There was an organizational meeting about an
event that happens, no joke, on April 1st. There will be a main speaker, Dan Gottlieb, as well as a panel about such tender subjects as addiction, suicide, abuse, and mental illness. Each of us
sitting in the circle was given a piece of ice, which we were instructed to hold against our wrist. The very spot that often holds the secret of internal anguish. Sixty seconds later we spoke about the effect of that cold place, and what our reactions were to dealing with it.
"I'd do anything to stop it."
"Altruism went out the window. It was about finding a way to end it."
The first edition was a year ago, and
the effects were healing. One take away I had was that people do not commit suicide, they die from it. It is not about freedom, or choice. When you are in that much pain, more than a cube of ice, you will do anything to escape it. People brought their tangled fears, and hidden bruises, unsure if they would bolt at the first intermission. Yet they stayed, and found acceptance and faces to ease the buried agony.
There is good reason for burying it, mind you. A
therapist once told me that people often don't remember abuse for a long time, simply because they are not ready to see it. Mercy in action.

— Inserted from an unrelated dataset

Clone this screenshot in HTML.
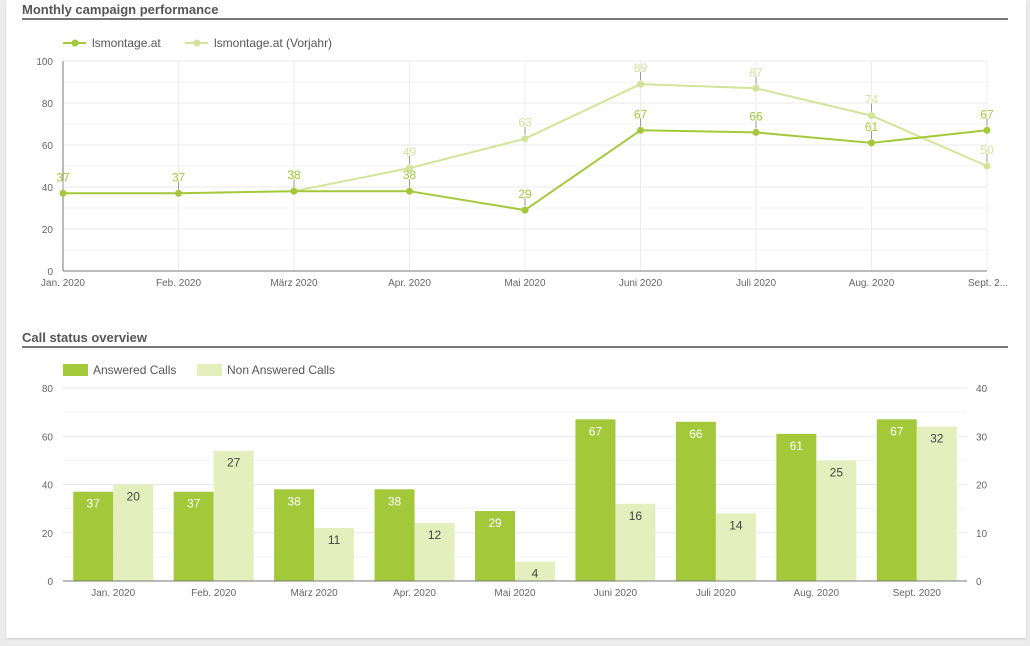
<!DOCTYPE html>
<html><head><meta charset="utf-8"><style>
body{margin:0;width:1030px;height:646px;background:#ececec;font-family:"Liberation Sans",sans-serif;overflow:hidden}
#card{position:absolute;left:6px;top:0;width:1020px;height:638px;background:#fff;box-shadow:0 1px 2px #ccc}
svg{position:absolute;left:0;top:0}
</style></head><body>
<div id="card"></div>
<svg id="s" width="1030" height="646"></svg>
<script>
const months=["Jan. 2020","Feb. 2020","März 2020","Apr. 2020","Mai 2020","Juni 2020","Juli 2020","Aug. 2020","Sept. 2020"];
const lineCurrent=[37,37,38,38,29,67,66,61,67];
const linePrev=[null,null,38,49,63,89,87,74,50];
const lineTicks=[0,20,40,60,80,100];
const answered=[37,37,38,38,29,67,66,61,67];
const nonAnswered=[20,27,11,12,4,16,14,25,32];
const barLeftTicks=[0,20,40,60,80];
const barRightTicks=[0,10,20,30,40];
const G="#a3c93a",L="#e4efbd",LT="#d2e49a";
const s=document.getElementById('s');const NS="http://www.w3.org/2000/svg";
function el(t,a,txt){const e=document.createElementNS(NS,t);for(const k in a)e.setAttribute(k,a[k]);if(txt!=null)e.textContent=txt;s.appendChild(e);return e;}
// titles
let e=el('text',{x:22,y:14,'font-size':13,'font-weight':'bold',fill:'#555'},"Monthly campaign performance");

e=el('rect',{x:22,y:18,width:986,height:2,fill:'#777'});

e=el('text',{x:22,y:342,'font-size':13,'font-weight':'bold',fill:'#555'},"Call status overview");

e=el('rect',{x:22,y:346,width:986,height:2,fill:'#777'});

// LINE CHART
const lx0=63,lx1=987,ly0=271,ly1=61;
const lx=i=>lx0+i*(lx1-lx0)/(months.length-1);
const ly=v=>ly0-(v/100)*(ly0-ly1);
for(let v=0;v<=100;v+=10){e=el('line',{x1:lx0,x2:lx1,y1:ly(v),y2:ly(v),stroke:v%20?'#f3f3f3':'#e8e8e8'});
}
months.forEach((m,i)=>{e=el('line',{x1:lx(i),x2:lx(i),y1:ly1,y2:ly0,stroke:'#ececec'});

e=el('text',{x:lx(i),y:286,'font-size':10,fill:'#666','text-anchor':i==8?'start':'middle'},i==8?"Sept. 2...":m);
if(i==8)e.setAttribute('x',lx(i)-19);
});
lineTicks.forEach(v=>{e=el('text',{x:53,y:ly(v)+4,'font-size':10,fill:'#666','text-anchor':'end'},v);
});
e=el('line',{x1:lx0,x2:lx0,y1:ly1,y2:ly0,stroke:'#777'});
e=el('line',{x1:lx0,x2:lx1,y1:ly0,y2:ly0,stroke:'#777'});
function series(data,col,name,lab){let d="";data.forEach((v,i)=>{if(v==null)return;d+=(d?"L":"M")+lx(i)+","+ly(v);});
e=el('path',{d:d,fill:'none',stroke:col,'stroke-width':2});
data.forEach((v,i)=>{if(v==null)return;
e=el('line',{x1:lx(i),x2:lx(i),y1:ly(v)-12,y2:ly(v)-4,stroke:'#999'});
e=el('circle',{cx:lx(i),cy:ly(v),r:3.5,fill:col});
e=el('text',{x:lx(i),y:ly(v)-12,'font-size':12,fill:lab,'text-anchor':'middle'},v);});}
series(linePrev,LT,'vorjahr',LT);
series(lineCurrent,G,'current',G);
// line legend
e=el('line',{x1:63,x2:86,y1:43,y2:43,stroke:G,'stroke-width':2});
e=el('circle',{cx:75,cy:43,r:3.5,fill:G});
e=el('text',{x:92,y:47,'font-size':12,fill:'#555'},"lsmontage.at");
e=el('line',{x1:185,x2:208,y1:43,y2:43,stroke:LT,'stroke-width':2});
e=el('circle',{cx:197,cy:43,r:3.5,fill:LT});
e=el('text',{x:214,y:47,'font-size':12,fill:'#555'},"lsmontage.at (Vorjahr)");
// BAR CHART
const bx0=63,bx1=967,by0=581,by1=388;
const step=(bx1-bx0)/months.length;
const byL=v=>by0-(v/80)*(by0-by1);
const byR=v=>by0-(v/40)*(by0-by1);
for(let v=0;v<=80;v+=10){e=el('line',{x1:bx0,x2:bx1,y1:byL(v),y2:byL(v),stroke:v%20?'#f3f3f3':'#e8e8e8'});
}
barLeftTicks.forEach(v=>{e=el('text',{x:53,y:byL(v)+4,'font-size':10,fill:'#666','text-anchor':'end'},v);
});
barRightTicks.forEach(v=>{e=el('text',{x:976,y:byR(v)+4,'font-size':10,fill:'#666'},v);
});
months.forEach((m,i)=>{const c=bx0+step*(i+0.5);
let h=by0-byL(answered[i]);
e=el('rect',{x:c-40,y:byL(answered[i]),width:40,height:h,fill:G});
e=el('text',{x:c-20,y:byL(answered[i])+16,'font-size':12,fill:'#fff','text-anchor':'middle'},answered[i]);
e=el('rect',{x:c,y:byR(nonAnswered[i]),width:40,height:by0-byR(nonAnswered[i]),fill:L});
e=el('text',{x:c+20,y:byR(nonAnswered[i])+16,'font-size':12,fill:'#444','text-anchor':'middle'},nonAnswered[i]);
e=el('text',{x:c,y:596,'font-size':10,fill:'#666','text-anchor':'middle'},m);});
e=el('line',{x1:bx0,x2:bx1,y1:by0,y2:by0,stroke:'#777'});
// bar legend
e=el('rect',{x:63,y:364,width:25,height:12,fill:G});
e=el('text',{x:93,y:374,'font-size':12,fill:'#555'},"Answered Calls");
e=el('rect',{x:197,y:364,width:25,height:12,fill:L});
e=el('text',{x:227,y:374,'font-size':12,fill:'#555'},"Non Answered Calls");
</script>
</body></html>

This year there will be an attempt to shed light on these dark spaces, to bring together people who still suffer and those who can listen. Our purpose is about finding hope, that "thing with feathers that perches in the soul and sings the tune without the words and never stops at
all."1
The event lasts for a few hours, but our prayer is that it can reap comfort for much longer. Each participant will be given a booklet of resources, and ideas for coming back from the edge.
There will be words. Poetry. Quiet too. And maybe we will all link into that Source whose singing never stops at all.